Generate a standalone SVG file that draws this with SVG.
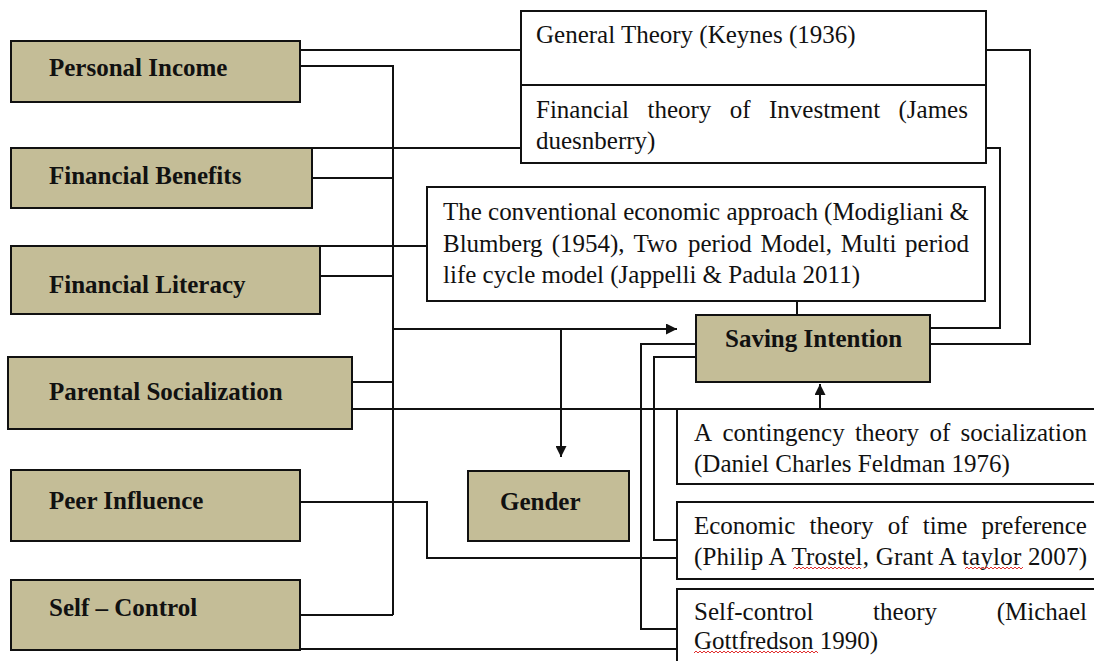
<svg xmlns="http://www.w3.org/2000/svg" width="1094" height="661" viewBox="0 0 1094 661">
<style>
.var{fill:#C4BD97;stroke:#111;stroke-width:2}
.box{fill:#fff;stroke:#111;stroke-width:2}
.lbl{font-family:"Liberation Serif","Times New Roman",serif;font-size:25px;font-weight:bold;fill:#111}
.txt{font-family:"Liberation Serif","Times New Roman",serif;font-size:25px;fill:#111}
.ln{fill:none;stroke:#111;stroke-width:2}
.sq{fill:none;stroke:#e03030;stroke-width:1}
</style>
<defs>
<marker id="ah" viewBox="0 0 10 10" refX="10" refY="5" markerWidth="11" markerHeight="11" markerUnits="userSpaceOnUse" orient="auto">
<path d="M0,0 L10,5 L0,10 Z" fill="#111"/>
</marker>
</defs>
<rect width="1094" height="661" fill="#fff"/>

<g id="connectors">
<path class="ln" d="M300,50 H521"/>
<path class="ln" d="M300,66 H393 V615"/>
<path class="ln" d="M312,148 H521"/>
<path class="ln" d="M312,178 H393"/>
<path class="ln" d="M320,246 H427"/>
<path class="ln" d="M320,276 H393"/>
<path class="ln" d="M352,382 H393"/>
<path class="ln" d="M352,409 H1094"/>
<path class="ln" d="M300,615 H393"/>
<path class="ln" d="M393,329 H677" marker-end="url(#ah)"/>
<path class="ln" d="M561,329 V457" marker-end="url(#ah)"/>
<path class="ln" d="M300,502 H427 V558 H677"/>
<path class="ln" d="M300,649 H677"/>
<path class="ln" d="M696,344 H641 V629 H677"/>
<path class="ln" d="M696,357 H654 V540 H677"/>
<path class="ln" d="M986,50 H1030 V344 H930"/>
<path class="ln" d="M986,148 H1000 V328 H930"/>
<path class="ln" d="M797,301 V315"/>
<path class="ln" d="M820,409 V384" marker-end="url(#ah)"/>
</g>

<g id="personal-income"><rect class="var" x="11" y="41" width="289" height="61"/><text class="lbl" x="49" y="76">Personal Income</text></g>
<g id="financial-benefits"><rect class="var" x="11" y="148" width="301" height="60"/><text class="lbl" x="49" y="184">Financial Benefits</text></g>
<g id="financial-literacy"><rect class="var" x="11" y="246" width="309" height="68"/><text class="lbl" x="49" y="293">Financial Literacy</text></g>
<g id="parental-socialization"><rect class="var" x="8" y="357" width="344" height="72"/><text class="lbl" x="49" y="400">Parental Socialization</text></g>
<g id="peer-influence"><rect class="var" x="11" y="470" width="289" height="71"/><text class="lbl" x="49" y="509">Peer Influence</text></g>
<g id="self-control"><rect class="var" x="11" y="580" width="289" height="70"/><text class="lbl" x="49" y="616">Self – Control</text></g>
<g id="gender"><rect class="var" x="468" y="471" width="161" height="70"/><text class="lbl" x="500" y="510">Gender</text></g>
<g id="saving-intention"><rect class="var" x="696" y="315" width="234" height="67"/><text class="lbl" x="725" y="347">Saving Intention</text></g>

<g id="general-theory"><rect class="box" x="521" y="11" width="465" height="74"/><text class="txt" x="536" y="43">General Theory (Keynes (1936)</text></g>
<g id="financial-theory"><rect class="box" x="521" y="85" width="465" height="78"/>
<text class="txt" y="118"><tspan x="536">Financial</tspan><tspan x="647.5">theory</tspan><tspan x="729.8">of</tspan><tspan x="769">Investment</tspan><tspan x="898.5">(James</tspan></text>
<text class="txt" x="536" y="149">duesnberry)</text></g>
<g id="conventional"><rect class="box" x="427" y="187" width="558" height="114"/>
<text class="txt" x="443" y="220" textLength="526" lengthAdjust="spacing">The conventional economic approach (Modigliani &amp;</text>
<text class="txt" y="251.5"><tspan x="443">Blumberg</tspan><tspan x="551.7">(1954),</tspan><tspan x="633.4">Two</tspan><tspan x="687.9">period</tspan><tspan x="760.5">Model,</tspan><tspan x="840.8">Multi</tspan><tspan x="905.1">period</tspan></text>
<text class="txt" x="443" y="283">life cycle model (Jappelli &amp; Padula 2011)</text></g>
<g id="contingency"><rect class="box" x="677" y="409" width="500" height="75"/>
<text class="txt" y="441"><tspan x="694">A</tspan><tspan x="722.5">contingency</tspan><tspan x="855.1">theory</tspan><tspan x="929.4">of</tspan><tspan x="960.6">socialization</tspan></text>
<text class="txt" x="694" y="472">(Daniel Charles Feldman 1976)</text></g>
<g id="economic-theory"><rect class="box" x="677" y="502" width="500" height="77"/>
<text class="txt" y="534"><tspan x="694">Economic</tspan><tspan x="809.6">theory</tspan><tspan x="887.8">of</tspan><tspan x="922.8">time</tspan><tspan x="981.5">preference</tspan></text>
<text class="txt" x="694" y="565" textLength="393" lengthAdjust="spacing">(Philip A Trostel, Grant A taylor 2007)</text>
<path class="sq" d="M793,569 l2,-2 l2,2 l2,-2 l2,2 l2,-2 l2,2 l2,-2 l2,2 l2,-2 l2,2 l2,-2 l2,2 l2,-2 l2,2 l2,-2 l2,2 l2,-2 l2,2 l2,-2 l2,2 l2,-2 l2,2 l2,-2 l2,2 l2,-2 l2,2 l2,-2 l2,2 l2,-2 l2,2 l2,-2 l2,2 l2,-2 l2,2"/>
<path class="sq" d="M965,569 l2,-2 l2,2 l2,-2 l2,2 l2,-2 l2,2 l2,-2 l2,2 l2,-2 l2,2 l2,-2 l2,2 l2,-2 l2,2 l2,-2 l2,2 l2,-2 l2,2 l2,-2 l2,2 l2,-2 l2,2 l2,-2 l2,2 l2,-2 l2,2 l2,-2 l2,2 l2,-2"/>
</g>
<g id="self-control-theory"><rect class="box" x="677" y="589" width="500" height="120"/>
<text class="txt" y="620"><tspan x="694">Self-control</tspan><tspan x="873.1">theory</tspan><tspan x="996.7">(Michael</tspan></text>
<text class="txt" x="694" y="649">Gottfredson 1990)</text>
<path class="sq" d="M694,653 l2,-2 l2,2 l2,-2 l2,2 l2,-2 l2,2 l2,-2 l2,2 l2,-2 l2,2 l2,-2 l2,2 l2,-2 l2,2 l2,-2 l2,2 l2,-2 l2,2 l2,-2 l2,2 l2,-2 l2,2 l2,-2 l2,2 l2,-2 l2,2 l2,-2 l2,2 l2,-2 l2,2 l2,-2 l2,2 l2,-2 l2,2 l2,-2 l2,2 l2,-2 l2,2 l2,-2 l2,2 l2,-2 l2,2 l2,-2 l2,2 l2,-2 l2,2 l2,-2 l2,2 l2,-2 l2,2 l2,-2 l2,2 l2,-2 l2,2 l2,-2 l2,2 l2,-2 l2,2 l2,-2 l2,2 l2,-2 l2,2"/>
</g>
</svg>
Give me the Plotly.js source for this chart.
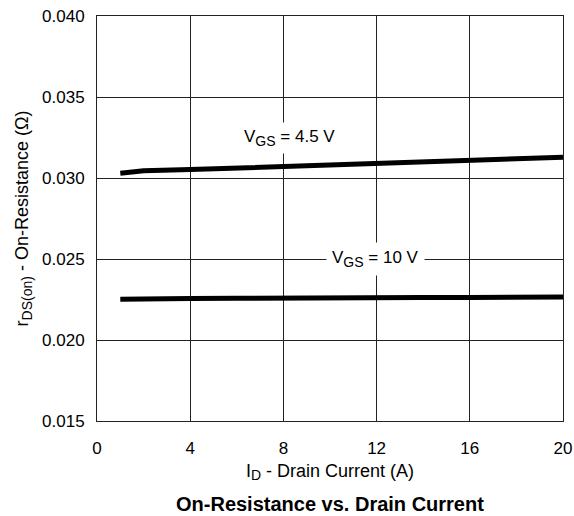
<!DOCTYPE html>
<html>
<head>
<meta charset="utf-8">
<script src="https://cdn.plot.ly/plotly-3.0.1.min.js"></script>
<style>
  html, body { margin: 0; padding: 0; background: #fff; }
  #chart { width: 574px; height: 516px; }
</style>
</head>
<body>
<div id="chart"></div>
<script>
// Drain current (A)
const drainCurrent = [1, 2, 4, 6, 8, 10, 12, 14, 16, 18, 20];
// On-resistance (ohm) at VGS = 4.5 V
const rdsVgs45 = [0.03030, 0.03044, 0.03052, 0.03062, 0.03072, 0.03084, 0.03094, 0.03104, 0.03113, 0.03121, 0.03128];
// On-resistance (ohm) at VGS = 10 V
const rdsVgs10 = [0.02251, 0.02255, 0.02256, 0.02257, 0.02260, 0.02261, 0.02262, 0.02262, 0.02263, 0.02264, 0.02265];

const xTicks = [0, 4, 8, 12, 16, 20];
const yTicks = [0.015, 0.020, 0.025, 0.030, 0.035, 0.040];
const yTickText = ['0.015', '0.020', '0.025', '0.030', '0.035', '0.040'];

const FONT = 'Liberation Sans, Arial, Helvetica, sans-serif';
// subscript with an explicit pixel size
const sub = (s, px) => '<sub><span style="font-size:' + px + 'px">' + s + '</span></sub>';

const traces = [
  { x: drainCurrent, y: rdsVgs45, mode: 'lines', line: { color: '#000', width: 5 }, hoverinfo: 'skip' },
  { x: drainCurrent, y: rdsVgs10, mode: 'lines', line: { color: '#000', width: 5 }, hoverinfo: 'skip' }
];

const layout = {
  width: 574,
  height: 516,
  margin: { l: 97, r: 11, t: 16, b: 95 },
  paper_bgcolor: '#fff',
  plot_bgcolor: '#fff',
  showlegend: false,
  font: { family: FONT, size: 17, color: '#000' },
  xaxis: {
    range: [0, 20],
    tickvals: xTicks,
    ticktext: xTicks.map(String),
    showgrid: true,
    gridcolor: '#222',
    gridwidth: 1,
    zeroline: false,
    showline: true,
    linecolor: '#222',
    linewidth: 1,
    mirror: true,
    ticks: '',
    ticklabelstandoff: 12,
    tickfont: { size: 17 },
    title: { text: 'I' + sub('D', 14) + ' - Drain Current (A)', font: { size: 18 }, standoff: 6 }
  },
  yaxis: {
    range: [0.015, 0.040],
    tickvals: yTicks,
    ticktext: yTickText,
    showgrid: true,
    gridcolor: '#222',
    gridwidth: 1,
    zeroline: false,
    showline: true,
    linecolor: '#222',
    linewidth: 1,
    mirror: true,
    ticks: '',
    ticklabelstandoff: 8,
    tickfont: { size: 17 },
    title: { text: 'r' + sub('DS(on)', 14) + ' - On-Resistance (\u03A9)', font: { size: 18 }, standoff: 8 }
  },
  annotations: [
    {
      x: 8.25, y: 0.0325, xref: 'x', yref: 'y',
      text: 'V' + sub('GS', 14) + ' = 4.5 V', showarrow: false,
      font: { size: 17 }, bgcolor: '#fff', borderpad: 4
    },
    {
      x: 11.95, y: 0.0250, xref: 'x', yref: 'y',
      text: 'V' + sub('GS', 14) + ' = 10 V', showarrow: false,
      font: { size: 17 }, bgcolor: '#fff', borderpad: 5
    },
    {
      x: 0.5, y: -0.205, xref: 'paper', yref: 'paper',
      xanchor: 'center', yanchor: 'middle',
      text: '<b>On-Resistance vs. Drain Current</b>', showarrow: false,
      font: { size: 20 }
    }
  ]
};

Plotly.newPlot('chart', traces, layout, { staticPlot: true, displayModeBar: false });
</script>
</body>
</html>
········
◆ Given request:
Using the data above, which lines fall from the one with "Give me the Plotly.js source for this chart." through the one with "const sub = (s, px)"? Repeat them exactly, ends included, minus any pictures.

◆ Reply:
Give me the Plotly.js source for this chart.
<!DOCTYPE html>
<html>
<head>
<meta charset="utf-8">
<script src="https://cdn.plot.ly/plotly-3.0.1.min.js"></script>
<style>
  html, body { margin: 0; padding: 0; background: #fff; }
  #chart { width: 574px; height: 516px; }
</style>
</head>
<body>
<div id="chart"></div>
<script>
// Drain current (A)
const drainCurrent = [1, 2, 4, 6, 8, 10, 12, 14, 16, 18, 20];
// On-resistance (ohm) at VGS = 4.5 V
const rdsVgs45 = [0.03030, 0.03044, 0.03052, 0.03062, 0.03072, 0.03084, 0.03094, 0.03104, 0.03113, 0.03121, 0.03128];
// On-resistance (ohm) at VGS = 10 V
const rdsVgs10 = [0.02251, 0.02255, 0.02256, 0.02257, 0.02260, 0.02261, 0.02262, 0.02262, 0.02263, 0.02264, 0.02265];

const xTicks = [0, 4, 8, 12, 16, 20];
const yTicks = [0.015, 0.020, 0.025, 0.030, 0.035, 0.040];
const yTickText = ['0.015', '0.020', '0.025', '0.030', '0.035', '0.040'];

const FONT = 'Liberation Sans, Arial, Helvetica, sans-serif';
// subscript with an explicit pixel size
const sub = (s, px) => '<sub><span style="font-size:' + px + 'px">' + s + '</span></sub>';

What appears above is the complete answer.